# Work to be completed
Starting from the top of the material, restate each line exactly until the line that contains "2.4, 0.88, 0.8]", which is also copied. Pictures are excluded.

# Provided material

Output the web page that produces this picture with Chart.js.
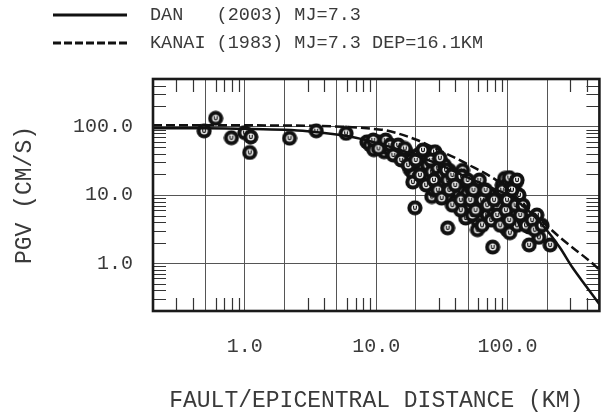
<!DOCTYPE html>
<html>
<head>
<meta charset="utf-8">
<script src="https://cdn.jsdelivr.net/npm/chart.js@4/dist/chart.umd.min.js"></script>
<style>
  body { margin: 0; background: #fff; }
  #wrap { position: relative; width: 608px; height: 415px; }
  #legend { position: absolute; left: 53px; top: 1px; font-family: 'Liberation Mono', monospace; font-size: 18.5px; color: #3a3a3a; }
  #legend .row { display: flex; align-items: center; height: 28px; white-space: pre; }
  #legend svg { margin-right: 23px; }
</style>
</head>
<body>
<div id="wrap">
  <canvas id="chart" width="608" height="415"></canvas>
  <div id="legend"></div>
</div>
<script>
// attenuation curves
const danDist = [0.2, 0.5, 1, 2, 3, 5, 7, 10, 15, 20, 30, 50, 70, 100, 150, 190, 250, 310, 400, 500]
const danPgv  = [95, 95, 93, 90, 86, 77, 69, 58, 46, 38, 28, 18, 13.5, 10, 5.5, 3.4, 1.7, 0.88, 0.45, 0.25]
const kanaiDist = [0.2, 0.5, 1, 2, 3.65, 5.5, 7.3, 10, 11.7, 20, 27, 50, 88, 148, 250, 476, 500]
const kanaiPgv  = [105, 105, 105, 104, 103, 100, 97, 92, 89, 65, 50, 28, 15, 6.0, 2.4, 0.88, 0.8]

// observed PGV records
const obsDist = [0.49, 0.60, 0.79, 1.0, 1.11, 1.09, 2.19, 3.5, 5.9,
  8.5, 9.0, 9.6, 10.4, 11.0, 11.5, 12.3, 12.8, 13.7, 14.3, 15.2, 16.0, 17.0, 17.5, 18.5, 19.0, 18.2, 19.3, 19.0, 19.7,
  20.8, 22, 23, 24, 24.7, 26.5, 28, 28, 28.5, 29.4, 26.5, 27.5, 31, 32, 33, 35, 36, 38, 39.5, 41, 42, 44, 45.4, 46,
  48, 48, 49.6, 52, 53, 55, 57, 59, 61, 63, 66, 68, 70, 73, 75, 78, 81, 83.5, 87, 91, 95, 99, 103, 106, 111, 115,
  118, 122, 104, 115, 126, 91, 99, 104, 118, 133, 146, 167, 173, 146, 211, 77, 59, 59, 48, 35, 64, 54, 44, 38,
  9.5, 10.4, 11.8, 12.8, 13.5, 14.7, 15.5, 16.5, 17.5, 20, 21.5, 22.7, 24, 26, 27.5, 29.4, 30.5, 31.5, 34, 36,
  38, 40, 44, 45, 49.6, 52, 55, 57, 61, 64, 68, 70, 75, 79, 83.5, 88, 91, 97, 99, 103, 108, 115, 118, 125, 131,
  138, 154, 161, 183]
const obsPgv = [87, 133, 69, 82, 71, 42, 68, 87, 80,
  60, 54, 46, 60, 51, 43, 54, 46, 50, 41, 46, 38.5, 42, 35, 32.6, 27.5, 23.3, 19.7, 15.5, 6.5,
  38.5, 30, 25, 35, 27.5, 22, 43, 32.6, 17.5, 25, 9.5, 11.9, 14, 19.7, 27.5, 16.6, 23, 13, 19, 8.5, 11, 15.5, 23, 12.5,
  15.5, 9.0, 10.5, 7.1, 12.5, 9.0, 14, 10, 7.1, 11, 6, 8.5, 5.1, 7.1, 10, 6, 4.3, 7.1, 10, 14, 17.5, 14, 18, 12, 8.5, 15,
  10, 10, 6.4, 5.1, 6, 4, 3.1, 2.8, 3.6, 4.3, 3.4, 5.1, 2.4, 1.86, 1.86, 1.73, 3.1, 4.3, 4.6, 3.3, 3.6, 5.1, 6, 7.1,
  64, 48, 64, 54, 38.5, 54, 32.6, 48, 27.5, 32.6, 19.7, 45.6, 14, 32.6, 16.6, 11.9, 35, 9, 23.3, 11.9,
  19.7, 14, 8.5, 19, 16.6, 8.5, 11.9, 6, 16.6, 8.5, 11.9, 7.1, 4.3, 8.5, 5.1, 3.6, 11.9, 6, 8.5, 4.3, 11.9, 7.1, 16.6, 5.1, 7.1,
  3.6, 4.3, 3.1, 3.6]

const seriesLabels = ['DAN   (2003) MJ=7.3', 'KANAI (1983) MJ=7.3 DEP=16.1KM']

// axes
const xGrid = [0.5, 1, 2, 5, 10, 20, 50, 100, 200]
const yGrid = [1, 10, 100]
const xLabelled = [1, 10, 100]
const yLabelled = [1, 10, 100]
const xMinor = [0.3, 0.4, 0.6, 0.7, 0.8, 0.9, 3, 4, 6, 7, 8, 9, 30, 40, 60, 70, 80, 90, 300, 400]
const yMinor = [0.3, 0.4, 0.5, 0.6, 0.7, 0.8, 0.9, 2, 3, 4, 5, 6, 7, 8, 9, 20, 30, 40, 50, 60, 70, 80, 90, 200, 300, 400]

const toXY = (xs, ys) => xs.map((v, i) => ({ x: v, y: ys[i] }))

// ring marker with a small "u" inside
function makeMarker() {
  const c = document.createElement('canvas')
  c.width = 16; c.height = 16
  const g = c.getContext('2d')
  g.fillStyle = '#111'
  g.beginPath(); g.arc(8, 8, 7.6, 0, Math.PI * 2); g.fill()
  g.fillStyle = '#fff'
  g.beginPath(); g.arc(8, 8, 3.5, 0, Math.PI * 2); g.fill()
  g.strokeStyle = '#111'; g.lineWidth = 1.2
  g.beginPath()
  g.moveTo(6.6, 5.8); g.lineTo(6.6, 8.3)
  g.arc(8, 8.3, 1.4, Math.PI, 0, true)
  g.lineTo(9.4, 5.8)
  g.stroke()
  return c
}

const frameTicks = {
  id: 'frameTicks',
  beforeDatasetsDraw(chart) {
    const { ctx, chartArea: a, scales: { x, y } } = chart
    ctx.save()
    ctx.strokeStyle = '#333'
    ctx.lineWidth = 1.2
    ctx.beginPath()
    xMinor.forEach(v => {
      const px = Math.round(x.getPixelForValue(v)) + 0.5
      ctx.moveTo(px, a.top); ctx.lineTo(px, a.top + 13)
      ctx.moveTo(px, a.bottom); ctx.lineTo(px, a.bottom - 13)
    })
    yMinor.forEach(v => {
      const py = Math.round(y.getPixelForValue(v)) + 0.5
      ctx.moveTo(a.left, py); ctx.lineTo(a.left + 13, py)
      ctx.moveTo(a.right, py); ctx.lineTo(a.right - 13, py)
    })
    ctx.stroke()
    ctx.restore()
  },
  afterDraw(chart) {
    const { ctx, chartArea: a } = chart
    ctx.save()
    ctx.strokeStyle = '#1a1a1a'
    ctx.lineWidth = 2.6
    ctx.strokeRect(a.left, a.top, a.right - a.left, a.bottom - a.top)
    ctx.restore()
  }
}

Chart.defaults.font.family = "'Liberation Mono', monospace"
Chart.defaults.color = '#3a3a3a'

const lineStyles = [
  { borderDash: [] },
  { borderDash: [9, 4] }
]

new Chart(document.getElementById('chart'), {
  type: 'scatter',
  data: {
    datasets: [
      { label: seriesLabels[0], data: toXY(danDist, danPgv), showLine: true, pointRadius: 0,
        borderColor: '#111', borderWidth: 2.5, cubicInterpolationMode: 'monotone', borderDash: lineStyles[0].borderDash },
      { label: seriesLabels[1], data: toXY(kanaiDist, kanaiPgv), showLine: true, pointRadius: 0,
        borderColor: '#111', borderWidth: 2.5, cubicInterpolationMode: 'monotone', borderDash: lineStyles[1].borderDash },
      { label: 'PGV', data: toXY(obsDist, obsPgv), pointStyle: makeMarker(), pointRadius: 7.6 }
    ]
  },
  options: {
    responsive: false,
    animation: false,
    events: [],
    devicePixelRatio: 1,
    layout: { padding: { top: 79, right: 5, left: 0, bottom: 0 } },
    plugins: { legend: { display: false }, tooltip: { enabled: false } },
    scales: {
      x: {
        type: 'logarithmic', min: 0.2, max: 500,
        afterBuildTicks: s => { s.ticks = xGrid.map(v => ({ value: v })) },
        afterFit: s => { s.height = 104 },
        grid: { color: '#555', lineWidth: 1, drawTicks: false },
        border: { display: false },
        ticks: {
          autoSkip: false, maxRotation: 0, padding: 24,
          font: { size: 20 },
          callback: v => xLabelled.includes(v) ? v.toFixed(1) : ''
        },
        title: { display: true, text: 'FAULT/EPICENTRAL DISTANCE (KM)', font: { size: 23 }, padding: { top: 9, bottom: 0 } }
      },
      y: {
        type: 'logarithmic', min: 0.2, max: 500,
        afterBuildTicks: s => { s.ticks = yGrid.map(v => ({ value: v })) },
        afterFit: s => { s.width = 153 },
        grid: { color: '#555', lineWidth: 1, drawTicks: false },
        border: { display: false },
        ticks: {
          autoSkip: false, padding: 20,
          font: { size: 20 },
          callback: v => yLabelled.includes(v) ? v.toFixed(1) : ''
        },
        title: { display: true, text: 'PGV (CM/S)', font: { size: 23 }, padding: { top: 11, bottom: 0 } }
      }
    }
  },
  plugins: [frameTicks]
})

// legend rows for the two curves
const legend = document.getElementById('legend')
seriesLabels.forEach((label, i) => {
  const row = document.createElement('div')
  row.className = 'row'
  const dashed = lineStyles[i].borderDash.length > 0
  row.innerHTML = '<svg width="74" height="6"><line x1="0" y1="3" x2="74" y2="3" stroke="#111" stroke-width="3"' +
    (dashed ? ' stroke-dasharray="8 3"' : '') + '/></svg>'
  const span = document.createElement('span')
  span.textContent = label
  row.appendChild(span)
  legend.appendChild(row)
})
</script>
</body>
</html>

# Result for this task
Output the web page that produces this picture with Chart.js.
<!DOCTYPE html>
<html>
<head>
<meta charset="utf-8">
<script src="https://cdn.jsdelivr.net/npm/chart.js@4/dist/chart.umd.min.js"></script>
<style>
  body { margin: 0; background: #fff; }
  #wrap { position: relative; width: 608px; height: 415px; }
  #legend { position: absolute; left: 53px; top: 1px; font-family: 'Liberation Mono', monospace; font-size: 18.5px; color: #3a3a3a; }
  #legend .row { display: flex; align-items: center; height: 28px; white-space: pre; }
  #legend svg { margin-right: 23px; }
</style>
</head>
<body>
<div id="wrap">
  <canvas id="chart" width="608" height="415"></canvas>
  <div id="legend"></div>
</div>
<script>
// attenuation curves
const danDist = [0.2, 0.5, 1, 2, 3, 5, 7, 10, 15, 20, 30, 50, 70, 100, 150, 190, 250, 310, 400, 500]
const danPgv  = [95, 95, 93, 90, 86, 77, 69, 58, 46, 38, 28, 18, 13.5, 10, 5.5, 3.4, 1.7, 0.88, 0.45, 0.25]
const kanaiDist = [0.2, 0.5, 1, 2, 3.65, 5.5, 7.3, 10, 11.7, 20, 27, 50, 88, 148, 250, 476, 500]
const kanaiPgv  = [105, 105, 105, 104, 103, 100, 97, 92, 89, 65, 50, 28, 15, 6.0, 2.4, 0.88, 0.8]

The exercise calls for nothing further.